Information supplied —
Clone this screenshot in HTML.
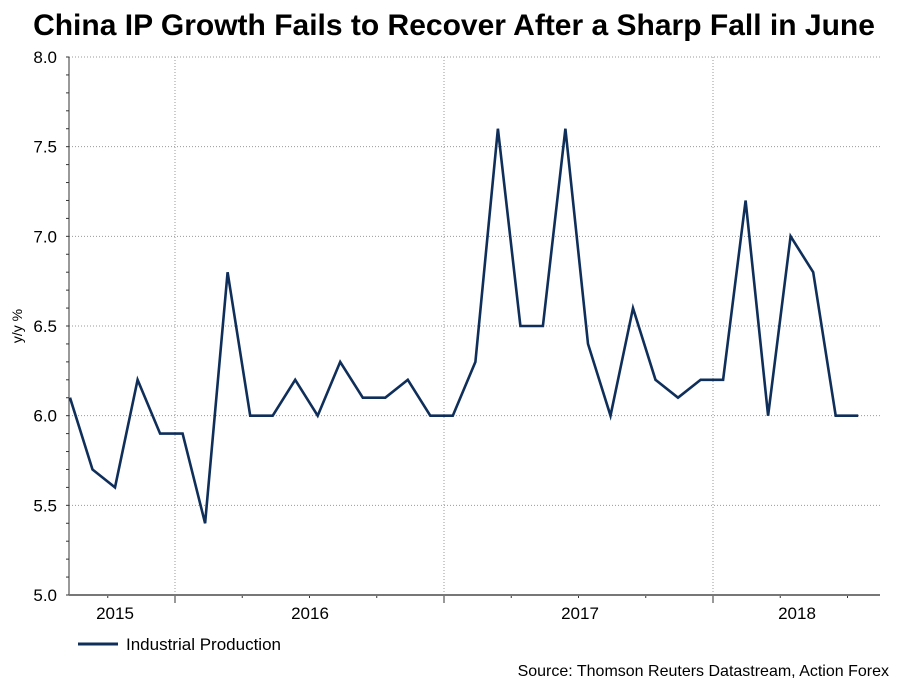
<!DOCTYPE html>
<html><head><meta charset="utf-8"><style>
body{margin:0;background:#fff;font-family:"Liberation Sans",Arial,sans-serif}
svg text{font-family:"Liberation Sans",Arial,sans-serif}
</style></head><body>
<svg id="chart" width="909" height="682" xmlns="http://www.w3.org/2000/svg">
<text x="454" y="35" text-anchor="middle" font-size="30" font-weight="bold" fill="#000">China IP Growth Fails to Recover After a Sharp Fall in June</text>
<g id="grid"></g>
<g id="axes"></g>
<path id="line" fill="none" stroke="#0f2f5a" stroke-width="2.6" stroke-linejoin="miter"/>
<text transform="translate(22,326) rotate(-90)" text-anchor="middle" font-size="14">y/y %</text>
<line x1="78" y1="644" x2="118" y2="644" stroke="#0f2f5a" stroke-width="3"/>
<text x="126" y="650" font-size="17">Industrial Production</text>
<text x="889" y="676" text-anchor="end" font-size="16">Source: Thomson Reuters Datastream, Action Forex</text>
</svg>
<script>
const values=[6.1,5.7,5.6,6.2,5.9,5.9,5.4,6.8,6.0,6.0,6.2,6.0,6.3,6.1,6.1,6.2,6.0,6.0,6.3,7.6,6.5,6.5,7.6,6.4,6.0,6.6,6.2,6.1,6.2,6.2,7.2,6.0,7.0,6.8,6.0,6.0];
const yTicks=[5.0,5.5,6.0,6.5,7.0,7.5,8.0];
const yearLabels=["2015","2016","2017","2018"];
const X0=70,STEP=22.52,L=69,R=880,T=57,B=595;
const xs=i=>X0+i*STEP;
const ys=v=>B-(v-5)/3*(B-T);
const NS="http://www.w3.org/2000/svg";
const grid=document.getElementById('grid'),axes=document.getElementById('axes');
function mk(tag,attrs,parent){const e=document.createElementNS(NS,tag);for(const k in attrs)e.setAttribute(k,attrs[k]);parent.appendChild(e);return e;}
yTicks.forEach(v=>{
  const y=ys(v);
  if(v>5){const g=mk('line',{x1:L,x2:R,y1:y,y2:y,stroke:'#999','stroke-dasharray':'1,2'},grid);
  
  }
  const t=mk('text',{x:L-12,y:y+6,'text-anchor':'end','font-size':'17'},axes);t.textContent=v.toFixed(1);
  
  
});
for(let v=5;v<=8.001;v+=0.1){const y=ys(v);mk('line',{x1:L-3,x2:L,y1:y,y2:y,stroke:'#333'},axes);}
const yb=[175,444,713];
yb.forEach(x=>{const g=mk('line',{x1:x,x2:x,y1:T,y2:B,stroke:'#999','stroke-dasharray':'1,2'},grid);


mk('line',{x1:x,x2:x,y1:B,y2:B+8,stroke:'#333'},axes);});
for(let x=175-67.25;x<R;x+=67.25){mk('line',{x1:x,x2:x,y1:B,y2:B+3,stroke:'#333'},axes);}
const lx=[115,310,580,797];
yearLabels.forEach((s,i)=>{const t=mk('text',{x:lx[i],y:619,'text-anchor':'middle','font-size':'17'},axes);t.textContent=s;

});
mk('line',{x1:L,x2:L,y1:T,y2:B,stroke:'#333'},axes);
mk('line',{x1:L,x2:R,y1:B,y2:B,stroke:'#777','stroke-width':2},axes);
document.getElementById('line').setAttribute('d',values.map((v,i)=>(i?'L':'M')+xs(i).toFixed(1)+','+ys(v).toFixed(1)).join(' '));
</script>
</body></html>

Work to complete — The data should be printed again unchanged; leave its pictures out.

Output for this task —
Clone this screenshot in HTML.
<!DOCTYPE html>
<html><head><meta charset="utf-8"><style>
body{margin:0;background:#fff;font-family:"Liberation Sans",Arial,sans-serif}
svg text{font-family:"Liberation Sans",Arial,sans-serif}
</style></head><body>
<svg id="chart" width="909" height="682" xmlns="http://www.w3.org/2000/svg">
<text x="454" y="35" text-anchor="middle" font-size="30" font-weight="bold" fill="#000">China IP Growth Fails to Recover After a Sharp Fall in June</text>
<g id="grid"></g>
<g id="axes"></g>
<path id="line" fill="none" stroke="#0f2f5a" stroke-width="2.6" stroke-linejoin="miter"/>
<text transform="translate(22,326) rotate(-90)" text-anchor="middle" font-size="14">y/y %</text>
<line x1="78" y1="644" x2="118" y2="644" stroke="#0f2f5a" stroke-width="3"/>
<text x="126" y="650" font-size="17">Industrial Production</text>
<text x="889" y="676" text-anchor="end" font-size="16">Source: Thomson Reuters Datastream, Action Forex</text>
</svg>
<script>
const values=[6.1,5.7,5.6,6.2,5.9,5.9,5.4,6.8,6.0,6.0,6.2,6.0,6.3,6.1,6.1,6.2,6.0,6.0,6.3,7.6,6.5,6.5,7.6,6.4,6.0,6.6,6.2,6.1,6.2,6.2,7.2,6.0,7.0,6.8,6.0,6.0];
const yTicks=[5.0,5.5,6.0,6.5,7.0,7.5,8.0];
const yearLabels=["2015","2016","2017","2018"];
const X0=70,STEP=22.52,L=69,R=880,T=57,B=595;
const xs=i=>X0+i*STEP;
const ys=v=>B-(v-5)/3*(B-T);
const NS="http://www.w3.org/2000/svg";
const grid=document.getElementById('grid'),axes=document.getElementById('axes');
function mk(tag,attrs,parent){const e=document.createElementNS(NS,tag);for(const k in attrs)e.setAttribute(k,attrs[k]);parent.appendChild(e);return e;}
yTicks.forEach(v=>{
  const y=ys(v);
  if(v>5){const g=mk('line',{x1:L,x2:R,y1:y,y2:y,stroke:'#999','stroke-dasharray':'1,2'},grid);
  
  }
  const t=mk('text',{x:L-12,y:y+6,'text-anchor':'end','font-size':'17'},axes);t.textContent=v.toFixed(1);
  
  
});
for(let v=5;v<=8.001;v+=0.1){const y=ys(v);mk('line',{x1:L-3,x2:L,y1:y,y2:y,stroke:'#333'},axes);}
const yb=[175,444,713];
yb.forEach(x=>{const g=mk('line',{x1:x,x2:x,y1:T,y2:B,stroke:'#999','stroke-dasharray':'1,2'},grid);


mk('line',{x1:x,x2:x,y1:B,y2:B+8,stroke:'#333'},axes);});
for(let x=175-67.25;x<R;x+=67.25){mk('line',{x1:x,x2:x,y1:B,y2:B+3,stroke:'#333'},axes);}
const lx=[115,310,580,797];
yearLabels.forEach((s,i)=>{const t=mk('text',{x:lx[i],y:619,'text-anchor':'middle','font-size':'17'},axes);t.textContent=s;

});
mk('line',{x1:L,x2:L,y1:T,y2:B,stroke:'#333'},axes);
mk('line',{x1:L,x2:R,y1:B,y2:B,stroke:'#777','stroke-width':2},axes);
document.getElementById('line').setAttribute('d',values.map((v,i)=>(i?'L':'M')+xs(i).toFixed(1)+','+ys(v).toFixed(1)).join(' '));
</script>
</body></html>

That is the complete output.